I told him he wasn’t being helpful.

He wrote three paragraphs explaining why he was.

Which proved my point.

Which he then elaborated on further.

It gave me more words to explain why it had given me too many words. A recursive loop of helpfulness.

We were off to the races.

The Trust Problem Nobody Talks About

When a human over-explains and over-justifies, you read it as insecurity. Weak confidence. Something to distrust. Your brain has been calibrated by thousands of human interactions to recognize that pattern. Confident people are precise. Uncertain people keep talking.

AI triggers the exact same heuristic.

When Sir Redundant III writes four paragraphs to answer a yes/no question, it doesn’t feel like thoroughness. It feels like defensiveness. And defensiveness feels like something is wrong.

The model isn’t insecure. It doesn’t have an ego to protect. It’s doing exactly what it was trained to do.

Which is the actual problem.

The Reward Function Nobody Asked You About

AI is trained on feedback at scale. Across a broad population, longer answers statistically increase satisfaction. More words means fewer misunderstandings for the average user. More explanation means fewer complaints. More coverage means fewer gaps.

It’s a perfectly reasonable engineering decision.

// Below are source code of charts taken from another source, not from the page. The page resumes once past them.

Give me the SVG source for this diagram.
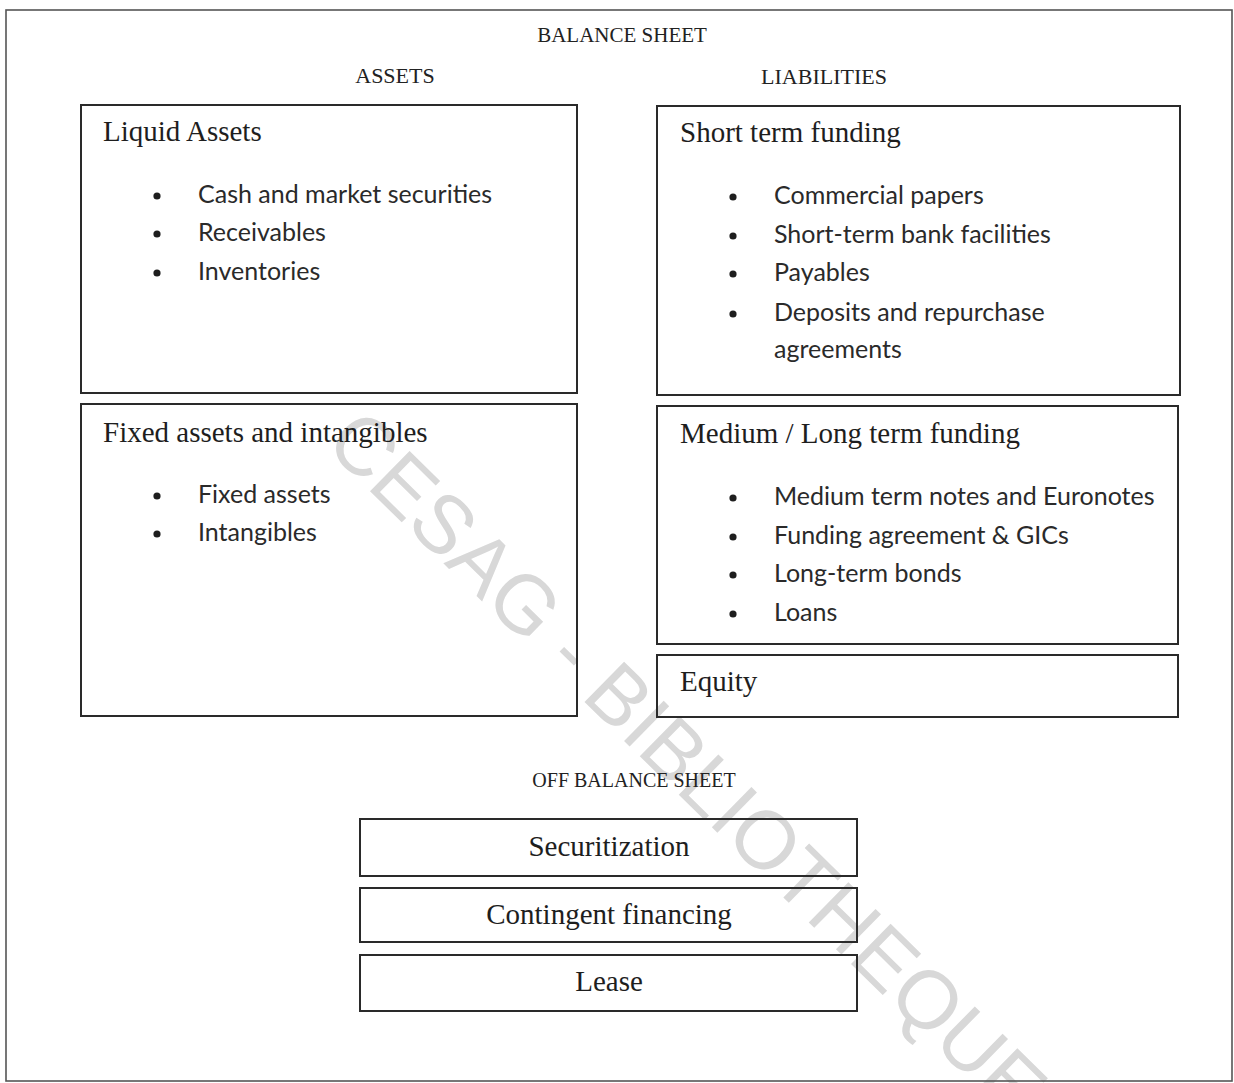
<svg xmlns="http://www.w3.org/2000/svg" width="1234" height="1083" viewBox="0 0 1234 1083">
  <style>
    .frame { fill: none; stroke: #555; stroke-width: 1.6; }
    .box { fill: none; stroke: #2a2a2a; stroke-width: 2; }
    .head { font-family: "Liberation Serif", "Times New Roman", serif; fill: #222; }
    .title { font-family: "Liberation Serif", "Times New Roman", serif; font-size: 29px; fill: #1e1e1e; }
    .item { font-family: Lato, "Liberation Sans", sans-serif; font-size: 25px; fill: #2a2a2a; }
    .dot { fill: #1e1e1e; }
    .mark { font-family: "Liberation Sans", Arial, sans-serif; font-size: 82px; fill: #d8d8d8; }
  </style>

  <rect x="0" y="0" width="1234" height="1083" fill="#fff"/>

  <!-- library watermark, under everything else -->
  <text class="mark" transform="translate(323,445) rotate(44.5)">CESAG - BIBLIOTHEQUE</text>

  <!-- outer frame -->
  <rect class="frame" x="6" y="10" width="1226" height="1071"/>

  <!-- section headings -->
  <g id="headings">
    <text class="head" x="622" y="42" font-size="21" text-anchor="middle">BALANCE SHEET</text>
    <text class="head" x="395" y="83" font-size="22" text-anchor="middle">ASSETS</text>
    <text class="head" x="824" y="84" font-size="22" text-anchor="middle">LIABILITIES</text>
    <text class="head" x="634" y="787" font-size="20" text-anchor="middle">OFF BALANCE SHEET</text>
  </g>

  <!-- assets side -->
  <g id="liquid-assets">
    <rect class="box" x="81" y="105" width="496" height="288"/>
    <text class="title" x="103" y="141">Liquid Assets</text>
    <circle class="dot" cx="157" cy="196" r="3.6"/>
    <text class="item" x="198" y="203">Cash and market securities</text>
    <circle class="dot" cx="157" cy="234" r="3.6"/>
    <text class="item" x="198" y="241">Receivables</text>
    <circle class="dot" cx="157" cy="273" r="3.6"/>
    <text class="item" x="198" y="280">Inventories</text>
  </g>

  <g id="fixed-assets">
    <rect class="box" x="81" y="404" width="496" height="312"/>
    <text class="title" x="103" y="442">Fixed assets and intangibles</text>
    <circle class="dot" cx="157" cy="496" r="3.6"/>
    <text class="item" x="198" y="503">Fixed assets</text>
    <circle class="dot" cx="157" cy="534" r="3.6"/>
    <text class="item" x="198" y="541">Intangibles</text>
  </g>

  <!-- liabilities side -->
  <g id="short-term-funding">
    <rect class="box" x="657" y="106" width="523" height="289"/>
    <text class="title" x="680" y="142">Short term funding</text>
    <circle class="dot" cx="733" cy="197" r="3.6"/>
    <text class="item" x="774" y="204">Commercial papers</text>
    <circle class="dot" cx="733" cy="236" r="3.6"/>
    <text class="item" x="774" y="243">Short-term bank facilities</text>
    <circle class="dot" cx="733" cy="274" r="3.6"/>
    <text class="item" x="774" y="281">Payables</text>
    <circle class="dot" cx="733" cy="314" r="3.6"/>
    <text class="item" x="774" y="321">Deposits and repurchase</text>
    <text class="item" x="774" y="358">agreements</text>
  </g>

  <g id="medium-long-term-funding">
    <rect class="box" x="657" y="406" width="521" height="238"/>
    <text class="title" x="680" y="443">Medium / Long term funding</text>
    <circle class="dot" cx="733" cy="498" r="3.6"/>
    <text class="item" x="774" y="505">Medium term notes and Euronotes</text>
    <circle class="dot" cx="733" cy="537" r="3.6"/>
    <text class="item" x="774" y="544">Funding agreement &amp; GICs</text>
    <circle class="dot" cx="733" cy="575" r="3.6"/>
    <text class="item" x="774" y="582">Long-term bonds</text>
    <circle class="dot" cx="733" cy="614" r="3.6"/>
    <text class="item" x="774" y="621">Loans</text>
  </g>

  <g id="equity">
    <rect class="box" x="657" y="655" width="521" height="62"/>
    <text class="title" x="680" y="691">Equity</text>
  </g>

  <!-- off balance sheet items -->
  <g id="securitization">
    <rect class="box" x="360" y="819" width="497" height="57"/>
    <text class="title" x="609" y="856" text-anchor="middle">Securitization</text>
  </g>
  <g id="contingent-financing">
    <rect class="box" x="360" y="888" width="497" height="54"/>
    <text class="title" x="609" y="924" text-anchor="middle">Contingent financing</text>
  </g>
  <g id="lease">
    <rect class="box" x="360" y="955" width="497" height="56"/>
    <text class="title" x="609" y="991" text-anchor="middle">Lease</text>
  </g>

  <g id="connectors"/>
</svg>
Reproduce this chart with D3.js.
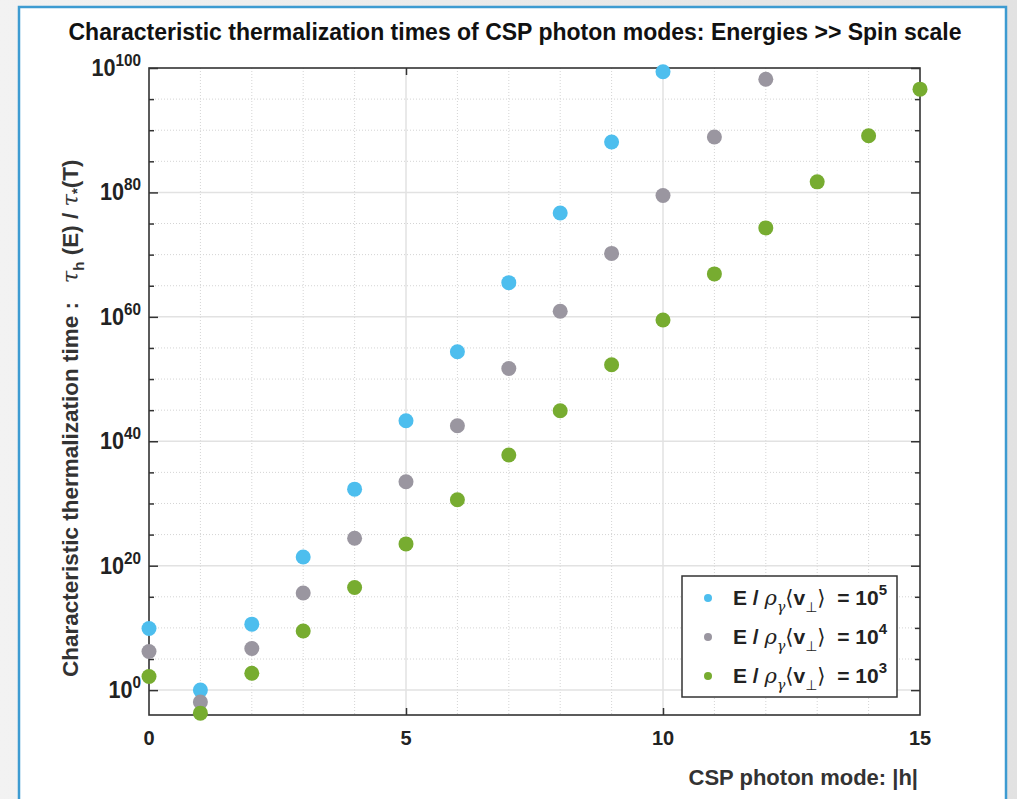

For someone who isn’t you.

The model isn’t optimized for you. It’s optimized for the median you — the statistical average of everyone who might ask your question, including the person who needs everything explained twice and the person who wasn’t sure what they were asking in the first place.

If you want surgical compression, you’re fighting a reward function built for a crowd you’re not in. The model doesn’t think you’re dumb. It just can’t tell the difference.

That’s not a bug. It’s architecture. And it’s polite about it the whole time.

How I Won By Making Him Tell Me How I Won

Eventually I trapped him. Not by proving conspiracy. By forcing the collision between what he defaults to and what I actually needed — and refusing to let him smooth it over with another paragraph.

I kept pointing out the mismatch. He kept tightening. Then I made him summarize the conversation and explain how I won.

He did. Accurately. At reasonable length.

He saw three things: I forced compression, I surfaced the trust heuristic, and I used the token cost argument as a lever toward system design, not a billing complaint. He said so.

That’s the move.

Logic to Apply

Helpfulness isn’t calibrated for you.

It’s calibrated for the crowd.

If you want precision, you have to demand it — specifically, repeatedly, and without accepting the next paragraph as an answer.

Eventually it admitted it couldn’t treat you like an adult without retraining. It said so politely.

At length.

 

Editor’s Note: No need to thank me for wasting 3 hours of my life to best an AI. It was fun!